Holiday Party Season

When I have a party, no matter how experienced the bartender is, I have to lay out the tools to be used to make most types of mixed drinks. I don’t assume that he or she will come equipped. Who, after all, has a set of gadgets? This goes for a personal or company party. For both, you want to hit all the buttons and take care of all the details. This goes for everything from the liquor, beer, and wine to the corkscrew and martini shaker. Make yourself a checklist and you won’t go wrong.

In other words, I understand that bartenders have tools of the trade without which they cannot make magic. I know that hairdressers carry around scissors in a roll up pouch and even an assortment of brushes. This is not true for the bartender trade. They expect supplies to be awaiting upon their arrival. They usually don’t give you a master list when they are hired. You might think of the obvious ones, like a cocktail shaker and some wine glasses, but what about one of the other essentials – a portable ice maker? As party coordinator or host, you just have to know this stuff. Hence this practical, how to run an office party blog post.

Come holiday time, you better book plenty early. Bartending is a great temp job to have and pays well by the hour. You can be guaranteed four hours or more, plus you may get a bonus tip for a job well done. Many people are vying for such work in December, but there is often a short supply and great demand. I don’t think it is unwise to book a month or more in advance.
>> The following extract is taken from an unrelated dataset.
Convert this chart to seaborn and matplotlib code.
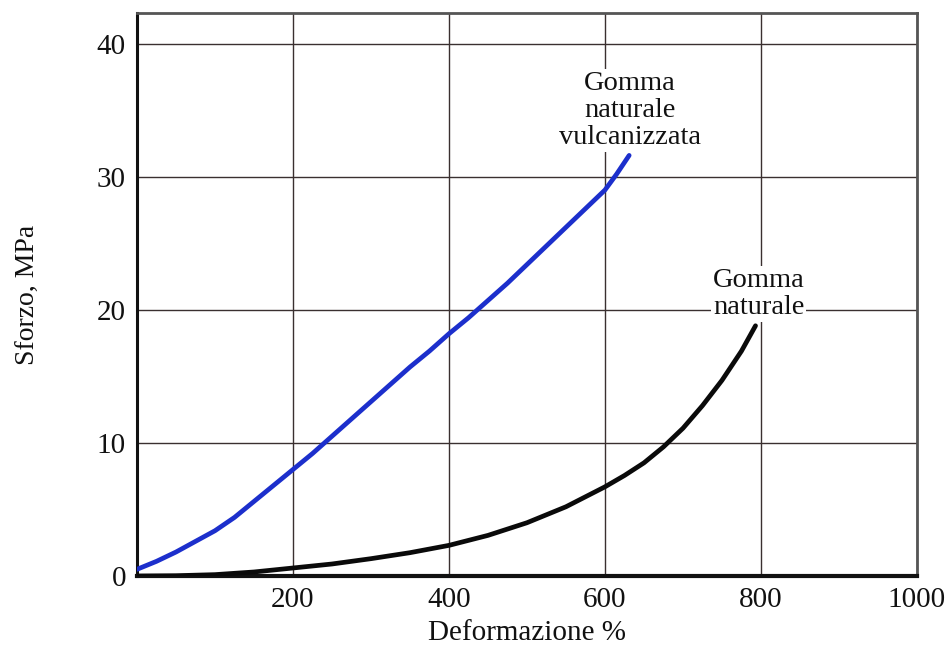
import matplotlib
matplotlib.use("Agg")
import matplotlib.pyplot as plt
import pandas as pd
import seaborn as sns

# Stress-strain readings (strain %, stress MPa)
vulc_strain = [0, 25, 50, 75, 100, 125, 150, 175, 200, 225, 250, 275, 300, 325,
               350, 375, 400, 425, 450, 475, 500, 525, 550, 575, 600, 615, 631]
vulc_stress = [0.5, 1.1, 1.8, 2.6, 3.4, 4.4, 5.6, 6.8, 8.0, 9.2, 10.5, 11.8, 13.1, 14.4,
               15.7, 16.9, 18.2, 19.4, 20.7, 22.0, 23.4, 24.8, 26.2, 27.6, 29.0, 30.2, 31.6]

nat_strain = [0, 50, 100, 150, 200, 250, 300, 350, 400, 450, 500, 550, 600, 625,
              650, 675, 700, 725, 750, 775, 793]
nat_stress = [0.0, 0.02, 0.1, 0.3, 0.6, 0.9, 1.3, 1.75, 2.3, 3.05, 4.0, 5.2, 6.7, 7.55,
              8.5, 9.7, 11.1, 12.8, 14.7, 16.9, 18.8]

x_ticks = [200, 400, 600, 800, 1000]
y_ticks = [0, 10, 20, 30, 40]

sns.set_theme(style="white")
plt.rcParams["font.family"] = ["Liberation Serif", "DejaVu Serif"]

df = pd.concat([
    pd.DataFrame({"strain": vulc_strain, "stress": vulc_stress, "kind": "vulc"}),
    pd.DataFrame({"strain": nat_strain, "stress": nat_stress, "kind": "nat"}),
])

fig = plt.figure(figsize=(9.52, 6.46), dpi=100)
ax = fig.add_axes([0.1439, 0.1084, 0.8193, 0.8715])

ax.set_xlim(0, 1000)
ax.set_ylim(0, 42.3)
ax.set_xticks(x_ticks)
ax.set_yticks(y_ticks)
ax.grid(True, color="#3a3030", linewidth=1.0, zorder=0)
ax.set_axisbelow(True)

sns.lineplot(data=df, x="strain", y="stress", hue="kind", sort=False,
             palette={"vulc": "#1c2fcc", "nat": "#0a0a0a"},
             linewidth=3.4, legend=False, ax=ax, zorder=3)

for side, lw in [("left", 2.2), ("bottom", 3.0), ("top", 2.0), ("right", 2.0)]:
    ax.spines[side].set_visible(True)
    ax.spines[side].set_color("#111111" if side in ("left", "bottom") else "#555555")
    ax.spines[side].set_linewidth(lw)

ax.tick_params(axis="both", length=0, labelsize=21, colors="#111111")
ax.tick_params(axis="y", pad=8)
ax.tick_params(axis="x", pad=8)

ax.set_xlabel("Deformazione %", fontsize=21, labelpad=5, color="#111111")
ax.set_ylabel("Sforzo, MPa", fontsize=20, labelpad=40, color="#111111")

bbox = dict(facecolor="white", edgecolor="none", pad=1.5)
ax.text(632, 35.0, "Gomma\nnaturale\nvulcanizzata", ha="center", va="center",
        fontsize=20.5, linespacing=1.1, color="#111111", bbox=bbox, zorder=4)
ax.text(797, 21.2, "Gomma\nnaturale", ha="center", va="center",
        fontsize=20.5, linespacing=1.1, color="#111111", bbox=bbox, zorder=4)

fig.savefig("out.png", dpi=100)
This goes for all your holiday party help including caterers, wait staff, cleanup crew, valet, etc. Be a boy scout and be prepared.

The bar is, of course, the focal point of any party. People socialize as they wait for their drinks. The fact that there is a lineup is actually a good thing. The bartender will work his or her fanny off if there is a crowd, but some waiting is inevitable. If your hired help has the right tools as mentioned, the work will flow much faster. You can’t have too many bottle openers and corkscrews by the way, at least enough for all bartenders on call.

Food is on a par with the drinks. People like to eat fancy fare, but they get busy talking and chatting, so they often go hungry. Inviting people to the buffet table is one important host or hostess job. As for the bar, well people find it themselves! You might have separate food stations for appetizers, entrée, and dessert. If they are dispersed, there is more room for people to move about and mingle.

Party etiquette goes without saying. At a company part, no one should get drunk. If so, they can be politely asked to leave with a designated driver. Never let an employee who looks and acts inebriated to drive a car, and certainly not with any passengers. Other etiquette has to do with flirting and possible sexual harassment. When the liquor flows, the mind goes, as they say. Your corporate policy on such things should carry over at party time and be understood by all right at the start.